4. Now using the *dt* data frame (or tibble), it is time to create a new data set that you will name *ts*. This table should have two columns for each teacher. [10 marks per each, total 20 marks]
(a) *avg_donation*: the average donation to the completed projects created by each teacher.
(b) *poverty_level*: the poverty level of the area where the teachers are located.
Tips:
- use total_donations column for measuring the amount of donations received for each project
5. Using the new “ts” table, graph the densities of *avg_donation* only for poverty_level== minimal and poverty_level==high.
- Do you think they are close to normal density?
- Interpret any difference you notice among these densities.
[A correct visualization: 10 marks / Interpretation: 10 marks]
Tips:
- %in% can be used for matching values and returns a vector of the positions of matches of its first argument in its second.
- xlim(0,1000) can be used to set a limit of x-axis, up to 10 for visualization. This action does not remove large values in the variable.

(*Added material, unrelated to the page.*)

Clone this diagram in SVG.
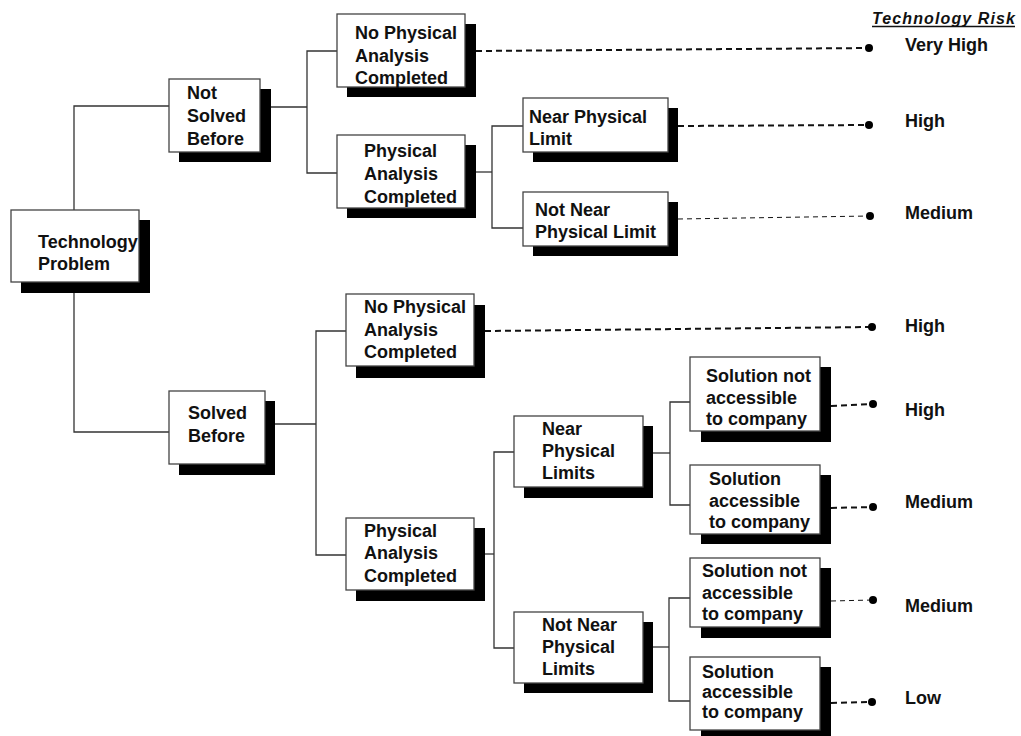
<svg xmlns="http://www.w3.org/2000/svg" width="1021" height="736" viewBox="0 0 1021 736">
  <style>
    .shadow { fill: #000; }
    .box { fill: #fff; stroke: #444; stroke-width: 1.3; }
    .lbl { font-family: "Liberation Sans", Arial, sans-serif; font-weight: bold; font-size: 18px; fill: #111; }
    .risk { font-family: "Liberation Sans", Arial, sans-serif; font-weight: bold; font-size: 18px; fill: #111; }
    .head { font-family: "Liberation Sans", Arial, sans-serif; font-weight: bold; font-style: italic; font-size: 16px; fill: #111; }
    .tree { fill: none; stroke: #333; stroke-width: 1.3; }
    .dash { fill: none; stroke: #111; stroke-width: 2; stroke-dasharray: 6 4; }
    .dash-thin { fill: none; stroke: #111; stroke-width: 1; stroke-dasharray: 5 4; }
    .dot { fill: #000; }
  </style>
  <defs>
    <clipPath id="root-clip">
      <rect x="11" y="210" width="128" height="72"/>
    </clipPath>
  </defs>

  <!-- tree connectors and risk leaders -->
  <g id="connectors">
    <path class="tree" d="M74,210 V106 H169"/>
    <path class="tree" d="M74,293 V432 H169"/>
    <path class="tree" d="M271,107 H307"/>
    <path class="tree" d="M337,51 H307 V173 H337"/>
    <path class="tree" d="M476,172 H492"/>
    <path class="tree" d="M523,126 H492 V228 H523"/>
    <path class="tree" d="M275,424 H316"/>
    <path class="tree" d="M346,331 H316 V555 H346"/>
    <path class="tree" d="M485,554 H494"/>
    <path class="tree" d="M514,452 H494 V648 H514"/>
    <path class="tree" d="M641,453 H670"/>
    <path class="tree" d="M690,402 H670 V505 H690"/>
    <path class="tree" d="M653,647 H669"/>
    <path class="tree" d="M690,598 H669 V701 H690"/>

    <path class="dash" d="M476,51 L869,48"/>
    <path class="dash" d="M678,126 L869,125"/>
    <path class="dash-thin" d="M678,219 L870,216"/>
    <path class="dash" d="M485,331 L872,327"/>
    <path class="dash" d="M831,406 L873,404"/>
    <path class="dash" d="M831,508 L873,507"/>
    <path class="dash-thin" d="M831,601 L873,600"/>
    <path class="dash" d="M831,703 L872,702"/>

    <circle class="dot" cx="869" cy="48" r="4"/>
    <circle class="dot" cx="869" cy="125" r="4"/>
    <circle class="dot" cx="870" cy="216" r="4"/>
    <circle class="dot" cx="872" cy="327" r="4"/>
    <circle class="dot" cx="873" cy="404" r="4"/>
    <circle class="dot" cx="873" cy="507" r="4"/>
    <circle class="dot" cx="873" cy="600" r="4"/>
    <circle class="dot" cx="872" cy="702" r="4"/>
  </g>

  <!-- column heading -->
  <g id="heading">
    <text class="head" x="872" y="24" textLength="143" lengthAdjust="spacing">Technology Risk</text>
    <line x1="872" y1="26.5" x2="1015" y2="26.5" stroke="#111" stroke-width="1.3"/>
  </g>

  <!-- risk ratings -->
  <g id="risk-labels">
    <text class="risk" x="905" y="51">Very High</text>
    <text class="risk" x="905" y="127">High</text>
    <text class="risk" x="905" y="219">Medium</text>
    <text class="risk" x="905" y="332">High</text>
    <text class="risk" x="905" y="416">High</text>
    <text class="risk" x="905" y="508">Medium</text>
    <text class="risk" x="905" y="612">Medium</text>
    <text class="risk" x="905" y="704">Low</text>
  </g>

  <g id="technology-problem">
    <rect class="shadow" x="21" y="220" width="129" height="73"/>
    <rect class="box" x="11" y="210" width="128" height="72"/>
    <g clip-path="url(#root-clip)">
      <text class="lbl" x="38" y="248">Technology</text>
      <text class="lbl" x="38" y="270">Problem</text>
    </g>
  </g>

  <g id="not-solved-before">
    <rect class="shadow" x="179" y="89" width="92" height="73"/>
    <rect class="box" x="169" y="79" width="91" height="73"/>
    <text class="lbl" x="187" y="99">Not</text>
    <text class="lbl" x="187" y="122">Solved</text>
    <text class="lbl" x="187" y="145">Before</text>
  </g>

  <g id="solved-before">
    <rect class="shadow" x="179" y="401" width="96" height="74"/>
    <rect class="box" x="169" y="391" width="96" height="73"/>
    <text class="lbl" x="188" y="419">Solved</text>
    <text class="lbl" x="188" y="442">Before</text>
  </g>

  <g id="no-analysis-1">
    <rect class="shadow" x="347" y="24" width="129" height="73"/>
    <rect class="box" x="337" y="14" width="128" height="73"/>
    <text class="lbl" x="355" y="39">No Physical</text>
    <text class="lbl" x="355" y="62">Analysis</text>
    <text class="lbl" x="355" y="84">Completed</text>
  </g>

  <g id="analysis-1">
    <rect class="shadow" x="347" y="145" width="129" height="73"/>
    <rect class="box" x="337" y="135" width="128" height="73"/>
    <text class="lbl" x="364" y="157">Physical</text>
    <text class="lbl" x="364" y="180">Analysis</text>
    <text class="lbl" x="364" y="203">Completed</text>
  </g>

  <g id="near-limit">
    <rect class="shadow" x="533" y="108" width="145" height="54"/>
    <rect class="box" x="523" y="98" width="145" height="54"/>
    <text class="lbl" x="529" y="123">Near Physical</text>
    <text class="lbl" x="529" y="145">Limit</text>
  </g>

  <g id="not-near-limit">
    <rect class="shadow" x="533" y="202" width="145" height="54"/>
    <rect class="box" x="523" y="192" width="145" height="54"/>
    <text class="lbl" x="535" y="216">Not Near</text>
    <text class="lbl" x="535" y="238">Physical Limit</text>
  </g>

  <g id="no-analysis-2">
    <rect class="shadow" x="356" y="305" width="129" height="73"/>
    <rect class="box" x="346" y="294" width="128" height="72"/>
    <text class="lbl" x="364" y="313">No Physical</text>
    <text class="lbl" x="364" y="336">Analysis</text>
    <text class="lbl" x="364" y="358">Completed</text>
  </g>

  <g id="analysis-2">
    <rect class="shadow" x="356" y="528" width="129" height="73"/>
    <rect class="box" x="346" y="518" width="128" height="72"/>
    <text class="lbl" x="364" y="537">Physical</text>
    <text class="lbl" x="364" y="559">Analysis</text>
    <text class="lbl" x="364" y="582">Completed</text>
  </g>

  <g id="near-limits">
    <rect class="shadow" x="524" y="426" width="129" height="72"/>
    <rect class="box" x="514" y="416" width="129" height="71"/>
    <text class="lbl" x="542" y="435">Near</text>
    <text class="lbl" x="542" y="457">Physical</text>
    <text class="lbl" x="542" y="479">Limits</text>
  </g>

  <g id="not-near-limits">
    <rect class="shadow" x="524" y="622" width="129" height="71"/>
    <rect class="box" x="514" y="612" width="129" height="71"/>
    <text class="lbl" x="542" y="631">Not Near</text>
    <text class="lbl" x="542" y="653">Physical</text>
    <text class="lbl" x="542" y="675">Limits</text>
  </g>

  <g id="near-not-accessible">
    <rect class="shadow" x="701" y="367" width="130" height="75"/>
    <rect class="box" x="690" y="357" width="130" height="74"/>
    <text class="lbl" x="706" y="382">Solution not</text>
    <text class="lbl" x="706" y="404">accessible</text>
    <text class="lbl" x="706" y="425">to company</text>
  </g>

  <g id="near-accessible">
    <rect class="shadow" x="701" y="475" width="130" height="69"/>
    <rect class="box" x="690" y="465" width="130" height="69"/>
    <text class="lbl" x="709" y="485">Solution</text>
    <text class="lbl" x="709" y="507">accessible</text>
    <text class="lbl" x="709" y="528">to company</text>
  </g>

  <g id="far-not-accessible">
    <rect class="shadow" x="701" y="568" width="130" height="70"/>
    <rect class="box" x="690" y="558" width="130" height="69"/>
    <text class="lbl" x="702" y="577">Solution not</text>
    <text class="lbl" x="702" y="599">accessible</text>
    <text class="lbl" x="702" y="620">to company</text>
  </g>

  <g id="far-accessible">
    <rect class="shadow" x="701" y="667" width="130" height="70"/>
    <rect class="box" x="690" y="657" width="130" height="73"/>
    <text class="lbl" x="702" y="678">Solution</text>
    <text class="lbl" x="702" y="698">accessible</text>
    <text class="lbl" x="702" y="718">to company</text>
  </g>
</svg>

6. Now, interpret the differences between outputs of step 3 and outputs of step 5. What would you conclude concerning the given the two research interests presented at the beginning of this assignment? Please try to explain why. [7.5 marks per each, total 15 marks]
Instructions:
1. Use R.
You do not have to use tidyverse, but it is recommended. If you are to use tidyverse, here’s a useful online resource that has most of what you need to finish this assignment:
https://r4ds.had.co.nz/transform.html
2. Use Rmarkdown, and compile your codes, results, and explanations into an HTML or a PDF file. You should submit only one final compiled report file (other formats will NOT be graded).
3. Do not include more than twenty lines of output of your code. For example, if you want to show that your code successfully transforms the entire table, only shows, say, the first ten rows of the table.
4. Do not create a new data frame unless you are instructed to do so. When you create a new column, use the instructed column name. If you have to make your own, you need to justify.
5. The use of any generative AI tool is strictly prohibited for this assignment. If such use is detected, it will be considered an attempt at plagiarism.